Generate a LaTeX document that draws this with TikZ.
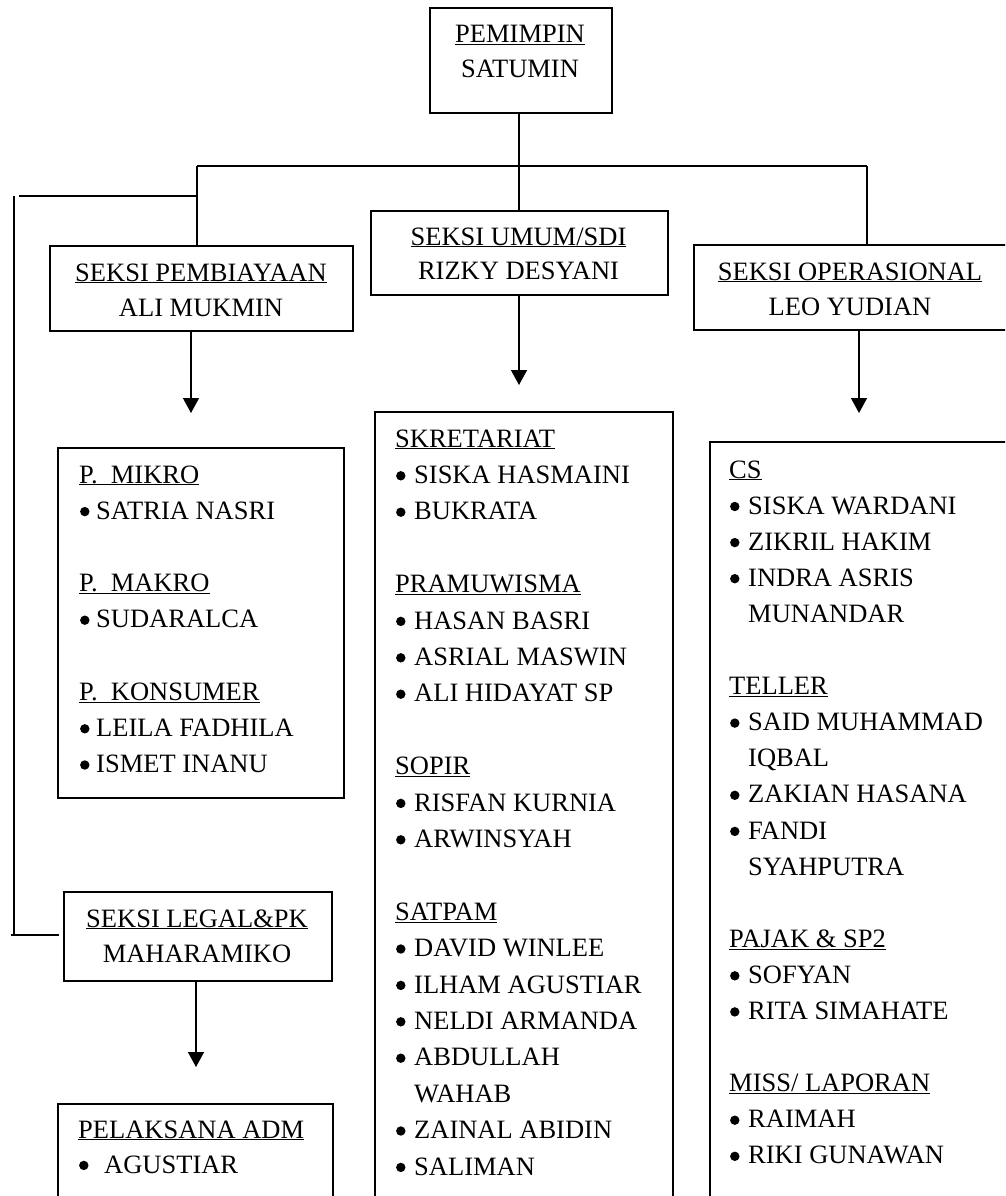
\documentclass[tikz,border=0pt]{standalone}
\usepackage{fontspec}
\setmainfont{Liberation Serif}
\usetikzlibrary{arrows.meta}
\newcommand\hd[1]{\setbox0\hbox{#1}\rlap{\rule[-2.4pt]{\wd0}{1.1pt}}\box0}
\newcommand\bdot{\tikz[baseline=0pt]{\path (0pt,0pt) (10pt,0pt); \fill (5.6pt,7.6pt) circle[radius=4.7pt];}}
\newcommand\bl[2][19pt]{\makebox[#1][l]{\bdot}#2}
\newcommand\ct[2][19pt]{\hspace*{#1}#2}
\newcommand\sls{/}
\tikzset{
  orgbox/.style={draw, line width=1.6pt, inner sep=0pt, anchor=north west},
  txt/.style={anchor=base west, inner sep=0pt, font=\fontsize{26.5}{36}\selectfont},
  ttl/.style={anchor=base, inner sep=0pt, font=\fontsize{26.5}{36}\selectfont},
  ln/.style={line width=1.4pt},
  arr/.style={line width=1.4pt, -{Triangle[width=16pt,length=15pt]}}
}
\begin{document}
\begin{tikzpicture}[x=1pt,y=-1pt]
\clip (0,0) rectangle (1005,1196);
\fill[white] (0,0) rectangle (1005,1196);
% boxes
\node[orgbox, minimum width=182pt, minimum height=105pt] (pem) at (429,7) {};
\node[orgbox, minimum width=303pt, minimum height=85pt] (pemb) at (49,245) {};
\node[orgbox, minimum width=297pt, minimum height=84pt] (umum) at (370,210) {};
\node[orgbox, minimum width=314pt, minimum height=85pt] (oper) at (693,244) {};
\node[orgbox, minimum width=286pt, minimum height=350pt] (mikro) at (57,447) {};
\node[orgbox, minimum width=298pt, minimum height=800pt] (mid) at (374,411) {};
\node[orgbox, minimum width=300pt, minimum height=800pt] (opl) at (709,441) {};
\node[orgbox, minimum width=268pt, minimum height=89pt] (legal) at (63,891) {};
\node[orgbox, minimum width=275pt, minimum height=100pt] (pel) at (57,1103) {};
% titles
\node[ttl] (pemA) at (520,43) {\hd{PEMIMPIN}};
\node[ttl] (pemB) at (520,78) {SATUMIN};
\node[ttl] (pembA) at (201,281) {\hd{SEKSI PEMBIAYAAN}};
\node[ttl] (pembB) at (201,316) {ALI MUKMIN};
\node[ttl] (umumA) at (518.5,245) {\hd{SEKSI UMUM/SDI}};
\node[ttl] (umumB) at (518.5,279) {RIZKY DESYANI};
\node[ttl] (operA) at (850,280) {\hd{SEKSI OPERASIONAL}};
\node[ttl] (operB) at (850,315.5) {LEO YUDIAN};
\node[ttl] (legalA) at (197,927) {\hd{SEKSI LEGAL\&PK}};
\node[ttl] (legalB) at (197,962) {MAHARAMIKO};
% lists
\foreach \n/\t in {0/{\hd{P.\ \ MIKRO}},1/{\bl[17pt]{SATRIA NASRI}},3/{\hd{P.\ \ MAKRO}},4/{\bl[17pt]{SUDARALCA}},6/{\hd{P.\ \ KONSUMER}},7/{\bl[17pt]{LEILA FADHILA}},8/{\bl[17pt]{ISMET INANU}}}
  \node[txt] (mk\n) at (79,483+36.2*\n) {\t};
\foreach \n/\t in {0/{\hd{SKRETARIAT}},1/{\bl{SISKA HASMAINI}},2/{\bl{BUKRATA}},4/{\hd{PRAMUWISMA}},5/{\bl{HASAN BASRI}},6/{\bl{ASRIAL MASWIN}},7/{\bl{ALI HIDAYAT SP}},9/{\hd{SOPIR}},10/{\bl{RISFAN KURNIA}},11/{\bl{ARWINSYAH}},13/{\hd{SATPAM}},14/{\bl{DAVID WINLEE}},15/{\bl{ILHAM AGUSTIAR}},16/{\bl{NELDI ARMANDA}},17/{\bl{ABDULLAH}},18/{\ct{WAHAB}},19/{\bl{ZAINAL ABIDIN}},20/{\bl{SALIMAN}}}
  \node[txt] (md\n) at (395,447+36.4*\n) {\t};
\foreach \n/\t in {0/{\hd{CS}},1/{\bl{SISKA WARDANI}},2/{\bl{ZIKRIL HAKIM}},3/{\bl{INDRA ASRIS}},4/{\ct{MUNANDAR}},6/{\hd{TELLER}},7/{\bl{SAID MUHAMMAD}},8/{\ct{IQBAL}},9/{\bl{ZAKIAN HASANA}},10/{\bl{FANDI}},11/{\ct{SYAHPUTRA}},13/{\hd{PAJAK \& SP2}},14/{\bl{SOFYAN}},15/{\bl{RITA SIMAHATE}},17/{\hd{MISS\sls{} LAPORAN}},18/{\bl{RAIMAH}},19/{\bl{RIKI GUNAWAN}}}
  \node[txt] (op\n) at (729,478+36.1*\n) {\t};
\node[txt] (pl0) at (78,1138) {\hd{PELAKSANA ADM}};
\node[txt] (pl1) at (78,1173) {\bl[26pt]{AGUSTIAR}};
% connector coordinates
\coordinate (cx) at (519,0);
\coordinate (hL) at (197,166);
\coordinate (hR) at (867,166);
\coordinate (lT) at (197,196);
\coordinate (lS) at (19,196);
\coordinate (vT) at (14,196);
\coordinate (vB) at (14,935);
\coordinate (bS) at (11,935);
\coordinate (bE) at (59,935);
\coordinate (a1) at (191,413);
\coordinate (a2) at (519,385);
\coordinate (a3) at (859,413);
\coordinate (a4) at (196,1067);
% connectors
\draw[ln] (pem.south -| cx) -- (umum.north -| cx);
\draw[ln] (hL) -- (hR);
\draw[ln] (hL) -- (hL |- pemb.north);
\draw[ln] (hR) -- (hR |- oper.north);
\draw[ln] (lS) -- (lT);
\draw[ln] (vT) -- (vB);
\draw[ln] (bS) -- (bE);
\draw[arr] (pemb.south -| a1) -- (a1);
\draw[arr] (umum.south -| a2) -- (a2);
\draw[arr] (oper.south -| a3) -- (a3);
\draw[arr] (legal.south -| a4) -- (a4);
\end{tikzpicture}
\end{document}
......
Without the pictures, repeat the listing above exactly.

> WRITTEN SOLUTION
Generate a LaTeX document that draws this with TikZ.
\documentclass[tikz,border=0pt]{standalone}
\usepackage{fontspec}
\setmainfont{Liberation Serif}
\usetikzlibrary{arrows.meta}
\newcommand\hd[1]{\setbox0\hbox{#1}\rlap{\rule[-2.4pt]{\wd0}{1.1pt}}\box0}
\newcommand\bdot{\tikz[baseline=0pt]{\path (0pt,0pt) (10pt,0pt); \fill (5.6pt,7.6pt) circle[radius=4.7pt];}}
\newcommand\bl[2][19pt]{\makebox[#1][l]{\bdot}#2}
\newcommand\ct[2][19pt]{\hspace*{#1}#2}
\newcommand\sls{/}
\tikzset{
  orgbox/.style={draw, line width=1.6pt, inner sep=0pt, anchor=north west},
  txt/.style={anchor=base west, inner sep=0pt, font=\fontsize{26.5}{36}\selectfont},
  ttl/.style={anchor=base, inner sep=0pt, font=\fontsize{26.5}{36}\selectfont},
  ln/.style={line width=1.4pt},
  arr/.style={line width=1.4pt, -{Triangle[width=16pt,length=15pt]}}
}
\begin{document}
\begin{tikzpicture}[x=1pt,y=-1pt]
\clip (0,0) rectangle (1005,1196);
\fill[white] (0,0) rectangle (1005,1196);
% boxes
\node[orgbox, minimum width=182pt, minimum height=105pt] (pem) at (429,7) {};
\node[orgbox, minimum width=303pt, minimum height=85pt] (pemb) at (49,245) {};
\node[orgbox, minimum width=297pt, minimum height=84pt] (umum) at (370,210) {};
\node[orgbox, minimum width=314pt, minimum height=85pt] (oper) at (693,244) {};
\node[orgbox, minimum width=286pt, minimum height=350pt] (mikro) at (57,447) {};
\node[orgbox, minimum width=298pt, minimum height=800pt] (mid) at (374,411) {};
\node[orgbox, minimum width=300pt, minimum height=800pt] (opl) at (709,441) {};
\node[orgbox, minimum width=268pt, minimum height=89pt] (legal) at (63,891) {};
\node[orgbox, minimum width=275pt, minimum height=100pt] (pel) at (57,1103) {};
% titles
\node[ttl] (pemA) at (520,43) {\hd{PEMIMPIN}};
\node[ttl] (pemB) at (520,78) {SATUMIN};
\node[ttl] (pembA) at (201,281) {\hd{SEKSI PEMBIAYAAN}};
\node[ttl] (pembB) at (201,316) {ALI MUKMIN};
\node[ttl] (umumA) at (518.5,245) {\hd{SEKSI UMUM/SDI}};
\node[ttl] (umumB) at (518.5,279) {RIZKY DESYANI};
\node[ttl] (operA) at (850,280) {\hd{SEKSI OPERASIONAL}};
\node[ttl] (operB) at (850,315.5) {LEO YUDIAN};
\node[ttl] (legalA) at (197,927) {\hd{SEKSI LEGAL\&PK}};
\node[ttl] (legalB) at (197,962) {MAHARAMIKO};
% lists
\foreach \n/\t in {0/{\hd{P.\ \ MIKRO}},1/{\bl[17pt]{SATRIA NASRI}},3/{\hd{P.\ \ MAKRO}},4/{\bl[17pt]{SUDARALCA}},6/{\hd{P.\ \ KONSUMER}},7/{\bl[17pt]{LEILA FADHILA}},8/{\bl[17pt]{ISMET INANU}}}
  \node[txt] (mk\n) at (79,483+36.2*\n) {\t};
\foreach \n/\t in {0/{\hd{SKRETARIAT}},1/{\bl{SISKA HASMAINI}},2/{\bl{BUKRATA}},4/{\hd{PRAMUWISMA}},5/{\bl{HASAN BASRI}},6/{\bl{ASRIAL MASWIN}},7/{\bl{ALI HIDAYAT SP}},9/{\hd{SOPIR}},10/{\bl{RISFAN KURNIA}},11/{\bl{ARWINSYAH}},13/{\hd{SATPAM}},14/{\bl{DAVID WINLEE}},15/{\bl{ILHAM AGUSTIAR}},16/{\bl{NELDI ARMANDA}},17/{\bl{ABDULLAH}},18/{\ct{WAHAB}},19/{\bl{ZAINAL ABIDIN}},20/{\bl{SALIMAN}}}
  \node[txt] (md\n) at (395,447+36.4*\n) {\t};
\foreach \n/\t in {0/{\hd{CS}},1/{\bl{SISKA WARDANI}},2/{\bl{ZIKRIL HAKIM}},3/{\bl{INDRA ASRIS}},4/{\ct{MUNANDAR}},6/{\hd{TELLER}},7/{\bl{SAID MUHAMMAD}},8/{\ct{IQBAL}},9/{\bl{ZAKIAN HASANA}},10/{\bl{FANDI}},11/{\ct{SYAHPUTRA}},13/{\hd{PAJAK \& SP2}},14/{\bl{SOFYAN}},15/{\bl{RITA SIMAHATE}},17/{\hd{MISS\sls{} LAPORAN}},18/{\bl{RAIMAH}},19/{\bl{RIKI GUNAWAN}}}
  \node[txt] (op\n) at (729,478+36.1*\n) {\t};
\node[txt] (pl0) at (78,1138) {\hd{PELAKSANA ADM}};
\node[txt] (pl1) at (78,1173) {\bl[26pt]{AGUSTIAR}};
% connector coordinates
\coordinate (cx) at (519,0);
\coordinate (hL) at (197,166);
\coordinate (hR) at (867,166);
\coordinate (lT) at (197,196);
\coordinate (lS) at (19,196);
\coordinate (vT) at (14,196);
\coordinate (vB) at (14,935);
\coordinate (bS) at (11,935);
\coordinate (bE) at (59,935);
\coordinate (a1) at (191,413);
\coordinate (a2) at (519,385);
\coordinate (a3) at (859,413);
\coordinate (a4) at (196,1067);
% connectors
\draw[ln] (pem.south -| cx) -- (umum.north -| cx);
\draw[ln] (hL) -- (hR);
\draw[ln] (hL) -- (hL |- pemb.north);
\draw[ln] (hR) -- (hR |- oper.north);
\draw[ln] (lS) -- (lT);
\draw[ln] (vT) -- (vB);
\draw[ln] (bS) -- (bE);
\draw[arr] (pemb.south -| a1) -- (a1);
\draw[arr] (umum.south -| a2) -- (a2);
\draw[arr] (oper.south -| a3) -- (a3);
\draw[arr] (legal.south -| a4) -- (a4);
\end{tikzpicture}
\end{document}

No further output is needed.